The near destruction of an entire population of fathead minnows during research on the effects of synthetic estrogen on aquatic life has prompted a scientist involved in the project to call for improved waste-water management systems.
“If people become aware that there are micro-pollutants in effluents along with other pharmaceuticals that may be impacting aquatic life, then it might get the message out that we need improved waste-water management,” said Karen Kidd, a professor of biology at the University of New Brunswick Saint John and Canada Research Chair in Chemical Contamination of Food Webs, in an interview on CBC Radio’s Quirks and Quarks.

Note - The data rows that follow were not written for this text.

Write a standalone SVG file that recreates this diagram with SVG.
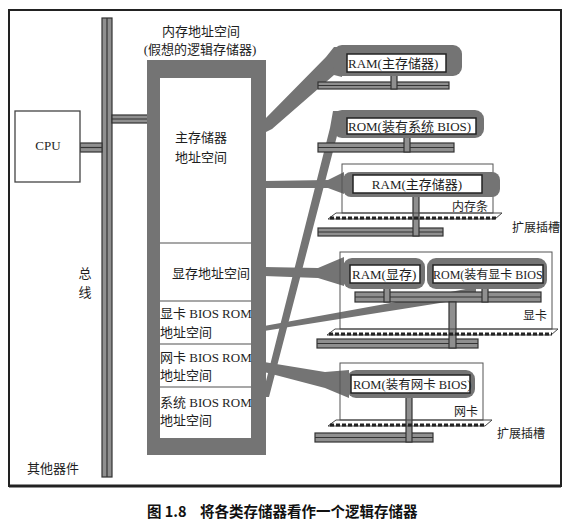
<svg xmlns="http://www.w3.org/2000/svg" width="568" height="523" viewBox="0 0 568 523">
<style>
.t{font-family:"Liberation Serif","Noto Sans CJK SC",serif;font-size:13px;fill:#1e1e1e}
.bus{fill:#8f8f8f;stroke:#333;stroke-width:1.2}
.mid{stroke:#333;stroke-width:1.2}
.band{fill:#747474}
.outer{fill:#747474}
.inner{fill:#fff;stroke:#222;stroke-width:1.5}
.mod{fill:none;stroke:#555;stroke-width:1}
.slot{fill:none;stroke:#444;stroke-width:1}
.dash{stroke:#222;stroke-width:3;stroke-dasharray:4 2}
.div{stroke:#8a8a8a;stroke-width:1.5}
.cap{font-family:"Noto Sans CJK SC","Liberation Sans",sans-serif;font-size:14.5px;font-weight:bold;fill:#111}
</style>
<rect width="568" height="523" fill="#fff"/>
<rect x="9" y="10" width="552" height="476" fill="none" stroke="#222" stroke-width="2"/>
<line x1="9" y1="486" x2="561" y2="486" stroke="#222" stroke-width="3"/>

<g id="bus">
<rect class="bus" x="102" y="18" width="10" height="459"/>
<line class="mid" x1="107" y1="18" x2="107" y2="477"/>
<text class="t" x="85" y="278" text-anchor="middle">总</text>
<text class="t" x="85" y="297" text-anchor="middle">线</text>
</g>

<g id="connectors">
<rect class="bus" x="80" y="143" width="22" height="9"/>
<line class="mid" x1="80" y1="147.5" x2="102" y2="147.5"/>
<rect class="bus" x="112" y="115" width="36" height="8"/>
<line class="mid" x1="112" y1="119" x2="148" y2="119"/>
<polygon class="band" points="264,120 326,57 334,47 342,47 342,77 334,75 272,129 264,133"/>
<polygon class="band" points="262,397 330,128 333,111 344,111 338,132 269,397"/>
<polygon class="band" points="264,181 328,180 344,172 344,194 328,188 264,188"/>
<polygon class="band" points="264,267 318,268 344,257 344,286 318,278 264,276"/>
<polygon class="band" points="264,326 440,294 476,287 476,297 440,303 264,331"/>
<polygon class="band" points="264,362 325,372 349,370 349,398 325,388 264,372"/>
</g>

<g id="cpu">
<rect x="15" y="111" width="65" height="71" fill="#fff" stroke="#444" stroke-width="1.3"/>
<text class="t" x="48" y="150" text-anchor="middle">CPU</text>
</g>

<g id="other">
<text class="t" x="27" y="473">其他器件</text>
</g>

<g id="memspace">
<text class="t" x="201" y="36" text-anchor="middle">内存地址空间</text>
<text class="t" x="200" y="54" text-anchor="middle">(假想的逻辑存储器)</text>
<rect class="outer" x="147" y="60" width="119" height="395"/>
<rect x="160" y="78" width="91" height="360" fill="#fff"/>
<line class="div" x1="160" y1="243" x2="251" y2="243"/>
<line class="div" x1="160" y1="301" x2="251" y2="301"/>
<line class="div" x1="160" y1="344" x2="251" y2="344"/>
<line class="div" x1="160" y1="387" x2="251" y2="387"/>
<text class="t" x="175" y="142">主存储器</text>
<text class="t" x="175" y="162">地址空间</text>
<text class="t" x="172" y="278">显存地址空间</text>
<text class="t" x="160" y="318">显卡 BIOS ROM</text>
<text class="t" x="160" y="337">地址空间</text>
<text class="t" x="160" y="362">网卡 BIOS ROM</text>
<text class="t" x="160" y="380">地址空间</text>
<text class="t" x="160" y="407">系统 BIOS ROM</text>
<text class="t" x="160" y="425">地址空间</text>
</g>

<g id="ram-main">
<rect class="bus" x="318" y="82" width="131" height="7"/>
<line class="mid" x1="318" y1="85.5" x2="449" y2="85.5"/>
<rect class="bus" x="391" y="72" width="6" height="17"/>
<rect class="outer" x="333" y="45" width="129" height="31" rx="9"/>
<rect class="inner" x="347" y="54" width="99" height="18"/>
<text class="t" x="348" y="68">RAM(主存储器)</text>
</g>

<g id="rom-sys">
<rect class="bus" x="318" y="143" width="136" height="9"/>
<line class="mid" x1="318" y1="147.5" x2="454" y2="147.5"/>
<rect class="bus" x="404" y="134" width="6" height="18"/>
<rect class="outer" x="333" y="110" width="151" height="28" rx="9"/>
<rect class="inner" x="347" y="118" width="129" height="16"/>
<text class="t" x="348" y="131">ROM(装有系统 BIOS)</text>
</g>

<g id="ram-module">
<rect class="bus" x="318" y="228" width="125" height="8"/>
<line class="mid" x1="318" y1="232" x2="443" y2="232"/>
<rect class="mod" x="342" y="164" width="151" height="49"/>
<rect class="bus" x="413" y="193" width="6" height="43"/>
<polygon class="slot" points="328,219 336,213 502,213 495,219"/>
<line class="dash" x1="330" y1="218" x2="496" y2="218"/>
<rect class="outer" x="343" y="172" width="157" height="25" rx="8"/>
<rect class="inner" x="353" y="175" width="129" height="18"/>
<text class="t" x="417" y="189" text-anchor="middle">RAM(主存储器)</text>
<text class="t" x="452" y="211" style="font-size:12px">内存条</text>
<text class="t" x="512" y="232" style="font-size:12px">扩展插槽</text>
</g>

<g id="video-card">
<rect class="bus" x="317" y="339" width="161" height="9"/>
<line class="mid" x1="317" y1="343.5" x2="478" y2="343.5"/>
<rect class="mod" x="340" y="252" width="212" height="77"/>
<rect class="bus" x="355" y="292" width="186" height="10"/>
<line class="mid" x1="355" y1="297" x2="541" y2="297"/>
<rect class="bus" x="384" y="283" width="6" height="19"/>
<rect class="bus" x="482" y="283" width="6" height="19"/>
<rect class="bus" x="449" y="302" width="7" height="46"/>
<polygon class="slot" points="327,335 335,329 558,329 551,335"/>
<line class="dash" x1="329" y1="334" x2="552" y2="334"/>
<rect class="outer" x="343" y="258" width="82" height="31" rx="9"/>
<rect class="inner" x="350" y="265" width="70" height="18"/>
<text class="t" x="352" y="279">RAM(显存)</text>
<rect class="outer" x="427" y="258" width="120" height="31" rx="9"/>
<rect class="inner" x="433" y="265" width="110" height="18"/>
<text class="t" x="433" y="279" style="font-size:12px">ROM(装有显卡 BIOS</text>
<text class="t" x="523" y="320" style="font-size:12px">显卡</text>
</g>

<g id="nic">
<rect class="bus" x="315" y="433" width="118" height="9"/>
<line class="mid" x1="315" y1="437.5" x2="433" y2="437.5"/>
<rect class="mod" x="340" y="363" width="143" height="57"/>
<rect class="bus" x="406" y="393" width="6" height="49"/>
<polygon class="slot" points="328,426 336,420 492,420 485,426"/>
<line class="dash" x1="330" y1="425" x2="486" y2="425"/>
<rect class="outer" x="347" y="370" width="128" height="28" rx="9"/>
<rect class="inner" x="351" y="375" width="119" height="18"/>
<text class="t" x="353" y="389" style="font-size:12.5px">ROM(装有网卡 BIOS)</text>
<text class="t" x="454" y="416" style="font-size:12px">网卡</text>
<text class="t" x="497" y="438" style="font-size:12px">扩展插槽</text>
</g>

<text class="cap" x="147" y="517">图 1.8<tspan x="200">将各类存储器看作一个逻辑存储器</tspan></text>
</svg>
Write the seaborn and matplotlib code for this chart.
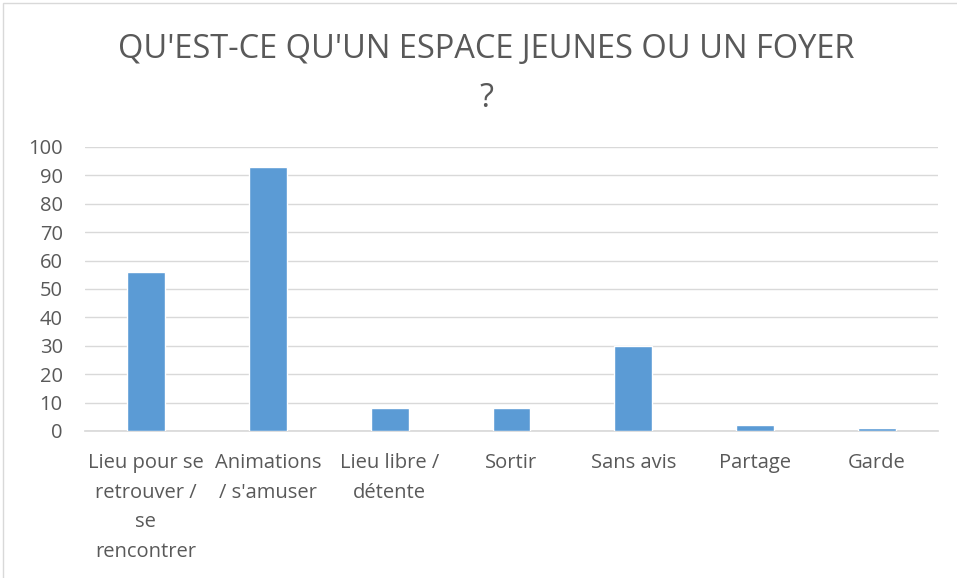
import pandas as pd
import matplotlib.pyplot as plt
import seaborn as sns

categories = ["Lieu pour se\nretrouver /\nse\nrencontrer", "Animations\n/ s'amuser",
              "Lieu libre /\ndétente", "Sortir", "Sans avis", "Partage", "Garde"]
values = [56, 93, 8, 8, 30, 2, 1]
y_ticks = list(range(0, 101, 10))

sns.set_theme(style="white")
plt.rcParams['font.family'] = ['Open Sans', 'DejaVu Sans']

df = pd.DataFrame({'cat': categories, 'val': values})
grey = '#595959'

fig = plt.figure(figsize=(9.57, 5.78), dpi=100)
ax = fig.add_axes([85 / 957, 1 - 431 / 578, 853 / 957, 284 / 578])

sns.barplot(data=df, x='cat', y='val', color='#5b9bd5', width=0.31,
            saturation=1, ax=ax, zorder=3)

ax.set_ylim(0, 100)
ax.set_yticks(y_ticks)
ax.yaxis.grid(True, color='#d9d9d9', linewidth=1, zorder=0)
ax.set_xlabel('')
ax.set_ylabel('')
for s in ['top', 'right', 'left']:
    ax.spines[s].set_visible(False)
ax.spines['bottom'].set_color('#d9d9d9')
ax.tick_params(axis='both', length=0, labelsize=14.5, colors=grey)
ax.tick_params(axis='x', pad=16)
ax.tick_params(axis='y', pad=16)
for lbl in ax.get_xticklabels():
    lbl.set_linespacing(1.64)
    lbl.set_verticalalignment('top')

fig.text(0.508, 1 - 33 / 578, "QU'EST-CE QU'UN ESPACE JEUNES OU UN FOYER\n?",
         ha='center', va='top', fontsize=23.5, color=grey, linespacing=1.63)

# light chart border
fig.patches.append(plt.Rectangle((3 / 957, -0.01), 1.1, 1 - 3 / 578 + 0.01,
                                 transform=fig.transFigure, fill=False,
                                 edgecolor='#d9d9d9', linewidth=1))

fig.savefig('out.png', dpi=100)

Kidd and her colleagues introduced synthetic estrogen of the kind that’s found in the birth control pill and growth implants into one lake at the International Institute for Sustainable Development Experimental Lakes Area (IISD-ELA), a research facility in Northwestern Ontario that comprises 58 small lakes and their watersheds. Scientists were interested in seeing what effect the chemical had on the likes of the fathead minnow, lake trout and white suckerfish.
The impact on the fathead minnow was notable.
In the interview, Kidd explained that male minnows had a “feminization response” to the estrogen exposure, which caused them to produce eggs and significantly decreased their number of sperm cells. In one year, the fathead minnow stopped reproducing altogether and the population decreased to one per cent of its original size. “We were surprised when the population collapsed shortly after the whole lake study started,” said Kidd in a statement.
The change disrupted the lake’s food chain. With the fathead minnow nearly gone, its top predator — the lake trout — struggled to maintain its numbers. Meanwhile, zooplankton and emerging insect populations increased in the absence of their top predator — the fathead minnow.
This is not an uncommon scenario in Canadian freshwater systems; pharmaceutical waste is an ongoing concern for municipal sewage treatment facilities, and there are several areas in Canada that have reported feminized male fish due to the release of untreated wastewater. In the interview, Kidd singled out Wascana Creek in Saskatchewan and the South Saskatchewan River in southern Alberta as examples.